GIVEN MATERIAL
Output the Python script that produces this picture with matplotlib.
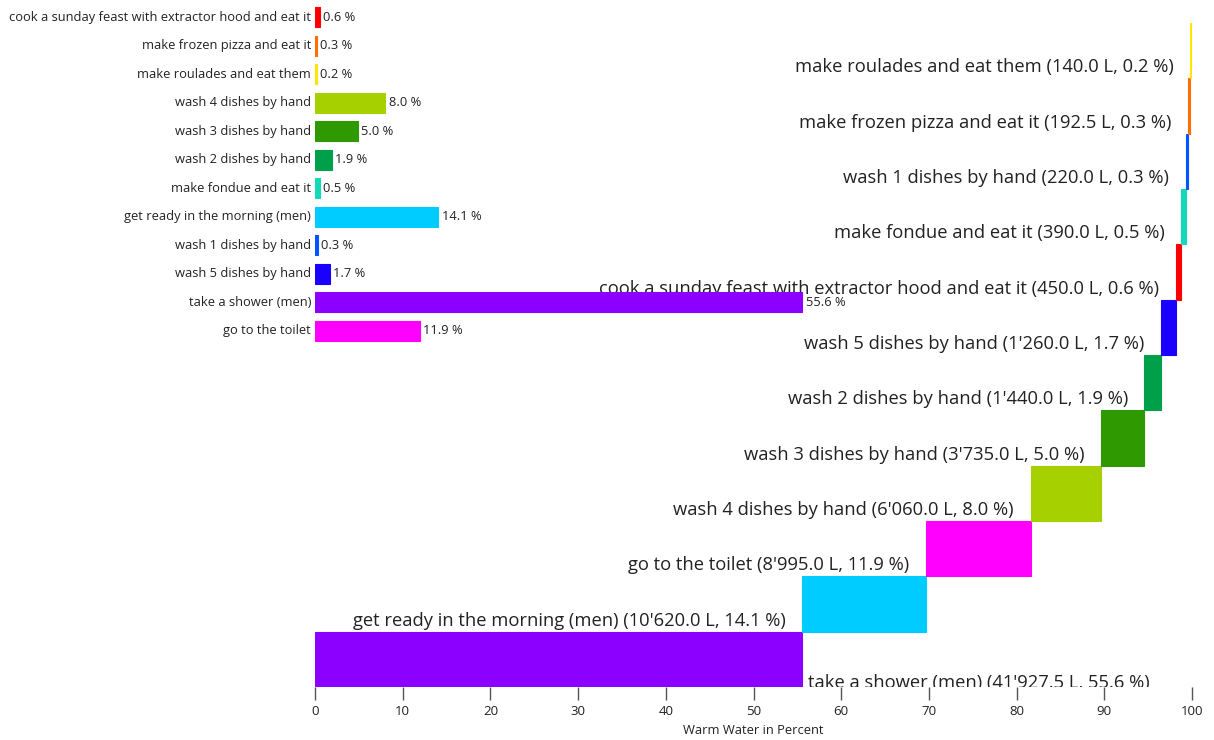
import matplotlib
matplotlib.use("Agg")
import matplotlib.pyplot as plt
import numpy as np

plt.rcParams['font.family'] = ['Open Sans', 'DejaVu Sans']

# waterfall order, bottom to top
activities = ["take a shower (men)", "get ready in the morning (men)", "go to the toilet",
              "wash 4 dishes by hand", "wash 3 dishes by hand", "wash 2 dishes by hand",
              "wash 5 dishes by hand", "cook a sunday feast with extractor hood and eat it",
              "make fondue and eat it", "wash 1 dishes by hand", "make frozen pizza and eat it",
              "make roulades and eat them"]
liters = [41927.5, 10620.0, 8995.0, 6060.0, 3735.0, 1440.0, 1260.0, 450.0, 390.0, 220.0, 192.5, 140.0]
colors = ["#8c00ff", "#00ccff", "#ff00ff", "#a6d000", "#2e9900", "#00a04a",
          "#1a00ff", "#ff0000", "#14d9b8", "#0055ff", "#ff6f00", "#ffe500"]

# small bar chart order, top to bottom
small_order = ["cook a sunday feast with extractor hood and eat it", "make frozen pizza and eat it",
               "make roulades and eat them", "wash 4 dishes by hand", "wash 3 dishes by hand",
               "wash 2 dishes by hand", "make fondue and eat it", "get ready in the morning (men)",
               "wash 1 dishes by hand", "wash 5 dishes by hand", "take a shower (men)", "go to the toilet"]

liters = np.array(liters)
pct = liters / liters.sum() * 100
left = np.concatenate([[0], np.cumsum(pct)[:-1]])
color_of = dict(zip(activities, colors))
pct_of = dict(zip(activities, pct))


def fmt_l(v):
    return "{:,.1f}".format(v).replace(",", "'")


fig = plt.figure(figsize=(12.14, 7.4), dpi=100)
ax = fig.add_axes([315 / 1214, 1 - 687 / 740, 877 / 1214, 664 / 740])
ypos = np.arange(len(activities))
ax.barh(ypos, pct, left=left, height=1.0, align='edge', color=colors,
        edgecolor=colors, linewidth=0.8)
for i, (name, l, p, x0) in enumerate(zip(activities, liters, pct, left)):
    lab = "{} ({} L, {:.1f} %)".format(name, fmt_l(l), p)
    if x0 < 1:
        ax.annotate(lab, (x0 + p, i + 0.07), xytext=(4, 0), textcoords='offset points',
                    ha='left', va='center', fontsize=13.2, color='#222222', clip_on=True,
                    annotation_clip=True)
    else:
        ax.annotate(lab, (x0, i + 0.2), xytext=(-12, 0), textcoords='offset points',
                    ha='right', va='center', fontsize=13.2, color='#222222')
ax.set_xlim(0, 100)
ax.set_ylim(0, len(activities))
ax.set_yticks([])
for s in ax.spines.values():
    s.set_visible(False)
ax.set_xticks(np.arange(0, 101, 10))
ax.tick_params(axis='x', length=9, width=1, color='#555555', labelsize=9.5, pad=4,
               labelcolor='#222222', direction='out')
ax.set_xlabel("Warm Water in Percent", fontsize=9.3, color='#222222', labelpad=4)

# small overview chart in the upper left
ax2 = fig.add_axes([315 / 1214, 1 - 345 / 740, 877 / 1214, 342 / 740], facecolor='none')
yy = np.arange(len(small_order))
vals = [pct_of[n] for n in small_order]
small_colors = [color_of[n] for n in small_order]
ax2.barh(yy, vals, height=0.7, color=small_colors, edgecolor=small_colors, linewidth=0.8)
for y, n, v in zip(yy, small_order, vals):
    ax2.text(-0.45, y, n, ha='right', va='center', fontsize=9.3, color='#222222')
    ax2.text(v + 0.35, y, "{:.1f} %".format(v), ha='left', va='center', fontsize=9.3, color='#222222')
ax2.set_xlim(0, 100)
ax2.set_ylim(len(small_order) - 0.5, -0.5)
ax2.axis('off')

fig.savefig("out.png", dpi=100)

WHAT YOU SHOULD DO
Give again, word for word, every line from the top of the data through the line with "plt.rcParams['font.family'] = ['Open", both ends included, and exclude the pictures.

FULL SOLUTION
Output the Python script that produces this picture with matplotlib.
import matplotlib
matplotlib.use("Agg")
import matplotlib.pyplot as plt
import numpy as np

plt.rcParams['font.family'] = ['Open Sans', 'DejaVu Sans']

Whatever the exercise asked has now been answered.